Category Archives: Security

Modern Espionage

Spiegel Online provides some details on espionage detected in Germany, including the ‘Ghostnet’

German intelligence also detected a noticeable increase in cyber attacks before meetings between Merkel and the Dalai Lama. The hackers appear to be particularly interested in the Tibet issue. In January 2008, various German officials received an e-mail with an attached document titled: “Analysis of Chinese Government Policy Toward Tibet.” The sender was supposedly a Tibetan organization in the United States. A malicious program was hidden in the analysis.

The giant question, of course, is whether anyone can trace anything conclusively. Since plausible denial is so effective in the physical world, I suspect technology will generate the same results only faster. Sloppy work by the spies will lead to convictions, but otherwise there will be a tangled web of dead ends to sift through, creating demand for better correlation and monitoring tools.

Cybersecurity Act of 2009

The US Congress is reviewing proposed legislation that gives the President the ability to disconnect any federal government or critical infrastructure cyber (for lack of a better word) system. The Cybersecurity Act, also known as Rockefeller/Snowe, begins ominously:

9 The Congress finds the following:
10 (1) America’s failure to protect cyberspace is
11 one of the most urgent national security problems
12 facing the country.

It then provides quotes from a number of sources that say technology underpins the economy and is significantly weaker than more conventional infrastructure. Here is number ten, for example:

1 (10) According to the National Journal, Mike
2 McConnell, the former Director of National Intel
3 ligence, told President Bush in May 2007 that if the
4 9/11 attackers had chosen computers instead of air
5 planes as their weapons and had waged a massive
6 assault on a U.S. bank, the economic consequences
7 would have been ‘‘an order of magnitude greater’’
8 than those cased by the physical attack on the
9 World Trade Center. Mike McConnell has subse
10 quently referred to cybersecurity as the ‘‘soft under
11 belly of this country.’’

Scary. But help is on the way. A Cybersecurity Advisory Panel is to be created that will represent everyone and advise the President. Paller must be crushed that this does not just say SANS will be given the task…

One of the more interesting tasks is a monitoring dashboard assigned to the Secretary of Commerce.

20 …implement
21 a system to provide dynamic, comprehensive, real
22 time cybersecurity status and vulnerability informa
23 tion of all Federal government information systems
24 and networks managed by the Department of Com
25 merce

In a similar vein, the Director of NIST is expected to build a dashboard to measure and illustrate the economics of cyber security.

21 These
22 metrics should measure risk reduction and the cost
23 of defense.

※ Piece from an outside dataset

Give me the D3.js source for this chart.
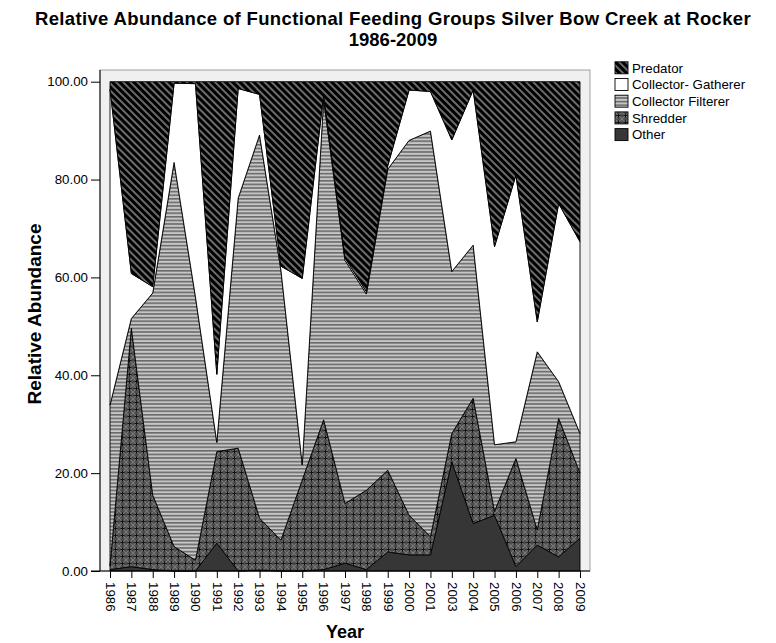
<!DOCTYPE html>
<html>
<head>
<meta charset="utf-8">
<script src="https://cdn.jsdelivr.net/npm/d3@7"></script>
<style>
  html, body { margin: 0; padding: 0; background: #fff; }
  svg { display: block; font-family: "Liberation Sans", Arial, sans-serif; }
</style>
</head>
<body>
<svg id="chart" width="776" height="643"></svg>
<script>
// Sampling years (no sample in 2002)
const years = ["1986","1987","1988","1989","1990","1991","1992","1993","1994","1995",
  "1996","1997","1998","1999","2000","2001","2003","2004","2005","2006","2007","2008","2009"];

// Relative abundance (%) of each functional feeding group per year
const other     = [0.3, 0.9, 0.3, 0.0, 0.0, 5.7, 0.0, 0.2, 0.0, 0.0, 0.3, 1.6, 0.3, 3.9, 3.3, 3.3, 22.3, 9.7, 11.4, 0.9, 5.3, 2.9, 6.7];
const shredder  = [0.7, 48.7, 15.2, 5.0, 2.2, 18.7, 25.1, 10.6, 6.3, 18.6, 30.6, 12.2, 16.2, 16.7, 8.1, 3.7, 5.8, 25.6, 0.8, 22.1, 3.1, 28.3, 13.3];
const filterer  = [32.9, 2.0, 41.3, 78.5, 53.8, 1.9, 51.1, 78.3, 55.2, 3.1, 65.4, 49.7, 40.1, 61.5, 76.6, 82.9, 33.1, 31.3, 13.6, 3.4, 36.4, 7.5, 8.1];
const gatherer  = [64.6, 9.2, 1.3, 16.2, 43.6, 13.9, 22.4, 8.3, 0.8, 38.1, 1.0, 0.5, 0.5, 0.7, 10.3, 8.1, 26.9, 31.7, 40.5, 54.5, 6.1, 36.4, 39.2];
const predator  = [1.5, 39.2, 41.9, 0.3, 0.4, 59.8, 1.4, 2.6, 37.7, 40.2, 2.7, 36.0, 42.9, 17.2, 1.7, 2.0, 11.9, 1.7, 33.7, 19.1, 49.1, 24.9, 32.7];

const yTicks = [0, 20, 40, 60, 80, 100];

// Stack order, bottom to top
const groups = ["Other", "Shredder", "Collector Filterer", "Collector- Gatherer", "Predator"];
const seriesValues = [other, shredder, filterer, gatherer, predator];
// Legend order, top to bottom
const legendOrder = ["Predator", "Collector- Gatherer", "Collector Filterer", "Shredder", "Other"];

const rows = years.map((yr, i) => {
  const r = { year: yr };
  groups.forEach((g, k) => { r[g] = seriesValues[k][i]; });
  return r;
});

const svg = d3.select("#chart");
const defs = svg.append("defs");

// Fill patterns for each group
const fills = {};
(function buildPatterns() {
  // Predator: black with grey diagonal stripes
  const p1 = defs.append("pattern").attr("id", "pat-pred")
    .attr("patternUnits", "userSpaceOnUse").attr("width", 5).attr("height", 5)
    .attr("patternTransform", "rotate(45)");
  p1.append("rect").attr("width", 5).attr("height", 5).attr("fill", "#000");
  p1.append("rect").attr("y", 0).attr("width", 5).attr("height", 2).attr("fill", "#6c6c6c");
  fills["Predator"] = "url(#pat-pred)";

  fills["Collector- Gatherer"] = "#ffffff";

  // Collector Filterer: horizontal grey stripes
  const p3 = defs.append("pattern").attr("id", "pat-filt")
    .attr("patternUnits", "userSpaceOnUse").attr("width", 8).attr("height", 3.6);
  p3.append("rect").attr("width", 8).attr("height", 3.6).attr("fill", "#c6c6c6");
  p3.append("rect").attr("y", 0).attr("width", 8).attr("height", 1.6).attr("fill", "#6a6a6a");
  fills["Collector Filterer"] = "url(#pat-filt)";

  // Shredder: dark grey lattice with small black crosses
  const s = 7;
  const p4 = defs.append("pattern").attr("id", "pat-shred")
    .attr("patternUnits", "userSpaceOnUse").attr("width", s).attr("height", s);
  p4.append("rect").attr("width", s).attr("height", s).attr("fill", "#4c4c4c");
  p4.append("path").attr("d", `M0,0L${s},${s}M${s},0L0,${s}`)
    .attr("stroke", "#7a7a7a").attr("stroke-width", 1.1);
  p4.append("path").attr("d", `M${s/2},${s/2-2}V${s/2+2}M${s/2-2},${s/2}H${s/2+2}`)
    .attr("stroke", "#111").attr("stroke-width", 1.2);
  fills["Shredder"] = "url(#pat-shred)";

  fills["Other"] = "#363636";
})();

// Layout
const panel = { left: 100, top: 70, right: 590, bottom: 571 };
const plot = { left: 110, right: 580, top: 81.7, bottom: 571 };

const x = d3.scalePoint().domain(years).range([plot.left, plot.right]).padding(0);
const y = d3.scaleLinear().domain([0, 100]).range([plot.bottom, plot.top]);

// Panel background
svg.append("rect")
  .attr("x", panel.left).attr("y", panel.top)
  .attr("width", panel.right - panel.left).attr("height", panel.bottom - panel.top)
  .attr("fill", "#f0f0f0").attr("stroke", "#8a8a8a").attr("stroke-width", 0.8);

// Stacked areas
const stacked = d3.stack().keys(groups)(rows);
const area = d3.area()
  .x(d => x(d.data.year))
  .y0(d => y(d[0]))
  .y1(d => y(d[1]));

svg.append("g").selectAll("path")
  .data(stacked)
  .join("path")
  .attr("d", area)
  .attr("fill", d => fills[d.key])
  .attr("stroke", "#000")
  .attr("stroke-width", 0.9)
  .attr("stroke-linejoin", "miter");

// Y axis
const yAxis = svg.append("g")
  .attr("transform", `translate(${panel.left},0)`)
  .call(d3.axisLeft(y).tickValues(yTicks).tickFormat(d3.format(".2f")).tickSize(9).tickPadding(3));
yAxis.select(".domain").remove();
yAxis.selectAll("line").attr("stroke", "#000");
yAxis.selectAll("text").attr("font-size", "13.3px").attr("fill", "#000")
  .attr("font-family", "'Liberation Sans', Arial, sans-serif");

// X axis
const xAxis = svg.append("g")
  .attr("transform", `translate(0,${plot.bottom})`)
  .call(d3.axisBottom(x).tickSize(7).tickPadding(0));
xAxis.select(".domain").remove();
xAxis.selectAll("line").attr("stroke", "#000");
xAxis.selectAll("text")
  .attr("font-size", "13.3px").attr("fill", "#000")
  .attr("font-family", "'Liberation Sans', Arial, sans-serif")
  .attr("text-anchor", "start")
  .attr("x", 0).attr("y", 0).attr("dy", "0.35em")
  .attr("transform", "translate(0,11) rotate(90)");

// Axis lines
svg.append("line")
  .attr("x1", panel.left).attr("x2", panel.left)
  .attr("y1", panel.top).attr("y2", panel.bottom)
  .attr("stroke", "#000").attr("stroke-width", 1);
svg.append("line")
  .attr("x1", 91).attr("x2", panel.right)
  .attr("y1", panel.bottom).attr("y2", panel.bottom)
  .attr("stroke", "#000").attr("stroke-width", 1);

// Titles (two separate lines)
svg.append("text")
  .attr("x", 393).attr("y", 24.5).attr("text-anchor", "middle")
  .attr("font-weight", "bold").attr("font-size", "18.5px")
  .attr("letter-spacing", "0.35px").attr("fill", "#000")
  .text("Relative Abundance of Functional Feeding Groups Silver Bow Creek at Rocker");
svg.append("text")
  .attr("x", 393).attr("y", 46).attr("text-anchor", "middle")
  .attr("font-weight", "bold").attr("font-size", "18.5px").attr("fill", "#000")
  .text("1986-2009");

svg.append("text")
  .attr("transform", "translate(41,314) rotate(-90)")
  .attr("text-anchor", "middle")
  .attr("font-weight", "bold").attr("font-size", "19px").attr("fill", "#000")
  .text("Relative Abundance");

svg.append("text")
  .attr("x", (plot.left + plot.right) / 2).attr("y", 638)
  .attr("text-anchor", "middle")
  .attr("font-weight", "bold").attr("font-size", "18px").attr("fill", "#000")
  .text("Year");

// Legend
const legend = svg.append("g").attr("transform", "translate(615,0)");
const rowStep = 16.7, firstRow = 67.8;
legendOrder.forEach((g, i) => {
  const cy = firstRow + i * rowStep;
  legend.append("rect")
    .attr("x", 0).attr("y", cy - 6).attr("width", 13).attr("height", 12)
    .attr("fill", fills[g]).attr("stroke", "#000").attr("stroke-width", 0.9);
  legend.append("text")
    .attr("x", 17).attr("y", cy + 4.8)
    .attr("font-size", "13.3px").attr("fill", "#000")
    .text(g);
});
</script>
</body>
</html>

The research shall include the develop
24 ment automated tools to assess vulnerability and
25 compliance.

I get where they were trying to go with all this, but it really rough around the edges. The enforcement section is practically empty and ideas like the vulnerability specification language that will “communicate vulnerability data to software users in real time” seem strangely out of place. Do we really need a vulnerability language in a federal act? Who wants secure domain name addressing system run out of a federal mandate?

Hard not to notice that there also is a provision for mandatory cybersecurity professional licensing. I think it is great that information security is getting a big focus in the stimulus and infrastructure projects but I find it hard to believe anyone will really support so much power being placed under the executive branch.

FAA Breach

The big deal about this story is that the FAA was being held up as an example when it was breached.

The Federal Aviation Administration was doing such a good job at protecting data in its computer systems that the Office of Management and Budget chose it in January to be one of four agencies to guide other federal agencies in their cybersecurity efforts.

Just a month later, FAA officials had to admit that hackers breached one of the agency’s servers, stealing 48 files. Two of the files contained information on 45,000 current and former FAA employees, including sensitive information that could potentially make them vulnerable to identity theft.

Nothing too shocking there. We all know that nothing is perfect and that is why defense in depth is a necessary approach. The authors try to put this another way.

The security breach, although significant and potentially far reaching, is not necessarily a reflection on FAA’s security measures. Rather, it demonstrates the problems of securing federal computer systems and difficulty in evading every potential attack.

Why is it not a reflection? I say that it is, but it also demonstrates the problems of securing systems, as well as the problems of holding someone up as an example of secure practices. The OMB might have considered the FAA a leader, but a comment after the article highlights a different picture:

The Personally Identifiable Information (PII) should not have been archived (the data stolen was from 2006) without the SSNs being removed, it should have been encrypted, it should not have been on a Dev Server (it was being used for developing applications), it should have never been connected to a public network, and it should never have been released to anyone as a “test file”. All of these things were a violation of DOT orders, FAA orders, and federal law. The rules were in place to protect the data, but they were ignored/violated.

If the comment is accurate, the FAA made several clear mistakes that should have been caught internally, and the OMB was too lenient in their assessment of progress.